___ MATERIAL ___

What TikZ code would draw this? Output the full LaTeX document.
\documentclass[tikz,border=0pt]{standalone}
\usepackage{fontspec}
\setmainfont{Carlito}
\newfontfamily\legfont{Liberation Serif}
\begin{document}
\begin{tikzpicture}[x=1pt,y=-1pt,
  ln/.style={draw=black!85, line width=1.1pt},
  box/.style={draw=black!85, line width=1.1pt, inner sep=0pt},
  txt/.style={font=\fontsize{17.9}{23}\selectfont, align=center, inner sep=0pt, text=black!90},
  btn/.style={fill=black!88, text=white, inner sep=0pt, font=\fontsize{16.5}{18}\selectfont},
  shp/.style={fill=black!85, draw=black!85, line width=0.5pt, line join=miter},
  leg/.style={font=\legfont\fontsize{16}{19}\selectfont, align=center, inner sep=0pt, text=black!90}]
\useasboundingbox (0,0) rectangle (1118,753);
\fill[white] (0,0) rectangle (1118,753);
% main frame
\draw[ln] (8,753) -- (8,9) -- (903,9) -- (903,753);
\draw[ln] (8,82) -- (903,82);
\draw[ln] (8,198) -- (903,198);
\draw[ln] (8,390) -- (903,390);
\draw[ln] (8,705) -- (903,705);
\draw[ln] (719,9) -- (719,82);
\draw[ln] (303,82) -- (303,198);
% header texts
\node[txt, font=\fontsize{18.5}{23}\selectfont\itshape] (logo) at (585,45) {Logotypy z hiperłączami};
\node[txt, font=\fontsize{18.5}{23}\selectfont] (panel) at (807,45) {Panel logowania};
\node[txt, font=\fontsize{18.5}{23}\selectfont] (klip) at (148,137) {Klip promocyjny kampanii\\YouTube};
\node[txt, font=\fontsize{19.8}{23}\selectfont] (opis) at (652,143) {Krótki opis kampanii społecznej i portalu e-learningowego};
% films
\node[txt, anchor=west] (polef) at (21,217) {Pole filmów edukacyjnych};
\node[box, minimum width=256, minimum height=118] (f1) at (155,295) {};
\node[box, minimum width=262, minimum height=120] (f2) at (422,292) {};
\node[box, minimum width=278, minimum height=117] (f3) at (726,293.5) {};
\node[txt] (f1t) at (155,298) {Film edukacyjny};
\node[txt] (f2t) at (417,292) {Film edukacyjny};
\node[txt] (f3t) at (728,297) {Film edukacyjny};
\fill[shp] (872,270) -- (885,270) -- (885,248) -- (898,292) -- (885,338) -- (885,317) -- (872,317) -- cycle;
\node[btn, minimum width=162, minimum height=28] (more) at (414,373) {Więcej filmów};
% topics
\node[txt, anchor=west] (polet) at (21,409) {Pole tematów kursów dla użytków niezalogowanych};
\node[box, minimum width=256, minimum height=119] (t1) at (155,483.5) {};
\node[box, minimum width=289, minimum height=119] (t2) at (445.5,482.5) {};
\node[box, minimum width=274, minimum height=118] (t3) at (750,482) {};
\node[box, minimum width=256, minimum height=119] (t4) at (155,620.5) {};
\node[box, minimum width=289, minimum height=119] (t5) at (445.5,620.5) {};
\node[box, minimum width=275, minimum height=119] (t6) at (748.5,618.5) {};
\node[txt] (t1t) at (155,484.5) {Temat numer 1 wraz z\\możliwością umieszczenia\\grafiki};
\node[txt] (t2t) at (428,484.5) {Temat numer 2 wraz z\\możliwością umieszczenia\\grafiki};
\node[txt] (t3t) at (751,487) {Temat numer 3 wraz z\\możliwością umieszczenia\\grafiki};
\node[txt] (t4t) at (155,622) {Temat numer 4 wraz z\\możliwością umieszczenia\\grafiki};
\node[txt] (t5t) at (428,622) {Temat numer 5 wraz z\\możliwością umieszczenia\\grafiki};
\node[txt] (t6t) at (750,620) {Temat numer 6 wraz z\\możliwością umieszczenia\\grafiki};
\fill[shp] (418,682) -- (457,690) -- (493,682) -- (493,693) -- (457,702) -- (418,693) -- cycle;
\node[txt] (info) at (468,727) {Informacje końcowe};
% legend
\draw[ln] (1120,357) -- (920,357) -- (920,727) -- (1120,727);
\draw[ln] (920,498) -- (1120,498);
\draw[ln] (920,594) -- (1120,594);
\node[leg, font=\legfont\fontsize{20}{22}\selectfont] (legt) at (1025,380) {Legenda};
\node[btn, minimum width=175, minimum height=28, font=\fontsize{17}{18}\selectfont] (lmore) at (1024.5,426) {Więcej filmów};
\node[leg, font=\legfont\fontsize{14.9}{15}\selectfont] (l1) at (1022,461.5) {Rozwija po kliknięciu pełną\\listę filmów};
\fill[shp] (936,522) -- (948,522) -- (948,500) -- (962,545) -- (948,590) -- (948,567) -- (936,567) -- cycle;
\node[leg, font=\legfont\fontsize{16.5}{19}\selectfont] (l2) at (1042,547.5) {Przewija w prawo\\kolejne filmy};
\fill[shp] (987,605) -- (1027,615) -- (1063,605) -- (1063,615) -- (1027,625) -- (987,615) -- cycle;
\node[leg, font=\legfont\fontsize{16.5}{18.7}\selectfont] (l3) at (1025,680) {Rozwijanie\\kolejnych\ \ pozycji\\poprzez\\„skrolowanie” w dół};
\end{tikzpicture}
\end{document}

___

*EXERCISE DIRECTIONS*: Set out the complete listing exactly as shown.

*RESULT OF THIS EXERCISE*:
What TikZ code would draw this? Output the full LaTeX document.
\documentclass[tikz,border=0pt]{standalone}
\usepackage{fontspec}
\setmainfont{Carlito}
\newfontfamily\legfont{Liberation Serif}
\begin{document}
\begin{tikzpicture}[x=1pt,y=-1pt,
  ln/.style={draw=black!85, line width=1.1pt},
  box/.style={draw=black!85, line width=1.1pt, inner sep=0pt},
  txt/.style={font=\fontsize{17.9}{23}\selectfont, align=center, inner sep=0pt, text=black!90},
  btn/.style={fill=black!88, text=white, inner sep=0pt, font=\fontsize{16.5}{18}\selectfont},
  shp/.style={fill=black!85, draw=black!85, line width=0.5pt, line join=miter},
  leg/.style={font=\legfont\fontsize{16}{19}\selectfont, align=center, inner sep=0pt, text=black!90}]
\useasboundingbox (0,0) rectangle (1118,753);
\fill[white] (0,0) rectangle (1118,753);
% main frame
\draw[ln] (8,753) -- (8,9) -- (903,9) -- (903,753);
\draw[ln] (8,82) -- (903,82);
\draw[ln] (8,198) -- (903,198);
\draw[ln] (8,390) -- (903,390);
\draw[ln] (8,705) -- (903,705);
\draw[ln] (719,9) -- (719,82);
\draw[ln] (303,82) -- (303,198);
% header texts
\node[txt, font=\fontsize{18.5}{23}\selectfont\itshape] (logo) at (585,45) {Logotypy z hiperłączami};
\node[txt, font=\fontsize{18.5}{23}\selectfont] (panel) at (807,45) {Panel logowania};
\node[txt, font=\fontsize{18.5}{23}\selectfont] (klip) at (148,137) {Klip promocyjny kampanii\\YouTube};
\node[txt, font=\fontsize{19.8}{23}\selectfont] (opis) at (652,143) {Krótki opis kampanii społecznej i portalu e-learningowego};
% films
\node[txt, anchor=west] (polef) at (21,217) {Pole filmów edukacyjnych};
\node[box, minimum width=256, minimum height=118] (f1) at (155,295) {};
\node[box, minimum width=262, minimum height=120] (f2) at (422,292) {};
\node[box, minimum width=278, minimum height=117] (f3) at (726,293.5) {};
\node[txt] (f1t) at (155,298) {Film edukacyjny};
\node[txt] (f2t) at (417,292) {Film edukacyjny};
\node[txt] (f3t) at (728,297) {Film edukacyjny};
\fill[shp] (872,270) -- (885,270) -- (885,248) -- (898,292) -- (885,338) -- (885,317) -- (872,317) -- cycle;
\node[btn, minimum width=162, minimum height=28] (more) at (414,373) {Więcej filmów};
% topics
\node[txt, anchor=west] (polet) at (21,409) {Pole tematów kursów dla użytków niezalogowanych};
\node[box, minimum width=256, minimum height=119] (t1) at (155,483.5) {};
\node[box, minimum width=289, minimum height=119] (t2) at (445.5,482.5) {};
\node[box, minimum width=274, minimum height=118] (t3) at (750,482) {};
\node[box, minimum width=256, minimum height=119] (t4) at (155,620.5) {};
\node[box, minimum width=289, minimum height=119] (t5) at (445.5,620.5) {};
\node[box, minimum width=275, minimum height=119] (t6) at (748.5,618.5) {};
\node[txt] (t1t) at (155,484.5) {Temat numer 1 wraz z\\możliwością umieszczenia\\grafiki};
\node[txt] (t2t) at (428,484.5) {Temat numer 2 wraz z\\możliwością umieszczenia\\grafiki};
\node[txt] (t3t) at (751,487) {Temat numer 3 wraz z\\możliwością umieszczenia\\grafiki};
\node[txt] (t4t) at (155,622) {Temat numer 4 wraz z\\możliwością umieszczenia\\grafiki};
\node[txt] (t5t) at (428,622) {Temat numer 5 wraz z\\możliwością umieszczenia\\grafiki};
\node[txt] (t6t) at (750,620) {Temat numer 6 wraz z\\możliwością umieszczenia\\grafiki};
\fill[shp] (418,682) -- (457,690) -- (493,682) -- (493,693) -- (457,702) -- (418,693) -- cycle;
\node[txt] (info) at (468,727) {Informacje końcowe};
% legend
\draw[ln] (1120,357) -- (920,357) -- (920,727) -- (1120,727);
\draw[ln] (920,498) -- (1120,498);
\draw[ln] (920,594) -- (1120,594);
\node[leg, font=\legfont\fontsize{20}{22}\selectfont] (legt) at (1025,380) {Legenda};
\node[btn, minimum width=175, minimum height=28, font=\fontsize{17}{18}\selectfont] (lmore) at (1024.5,426) {Więcej filmów};
\node[leg, font=\legfont\fontsize{14.9}{15}\selectfont] (l1) at (1022,461.5) {Rozwija po kliknięciu pełną\\listę filmów};
\fill[shp] (936,522) -- (948,522) -- (948,500) -- (962,545) -- (948,590) -- (948,567) -- (936,567) -- cycle;
\node[leg, font=\legfont\fontsize{16.5}{19}\selectfont] (l2) at (1042,547.5) {Przewija w prawo\\kolejne filmy};
\fill[shp] (987,605) -- (1027,615) -- (1063,605) -- (1063,615) -- (1027,625) -- (987,615) -- cycle;
\node[leg, font=\legfont\fontsize{16.5}{18.7}\selectfont] (l3) at (1025,680) {Rozwijanie\\kolejnych\ \ pozycji\\poprzez\\„skrolowanie” w dół};
\end{tikzpicture}
\end{document}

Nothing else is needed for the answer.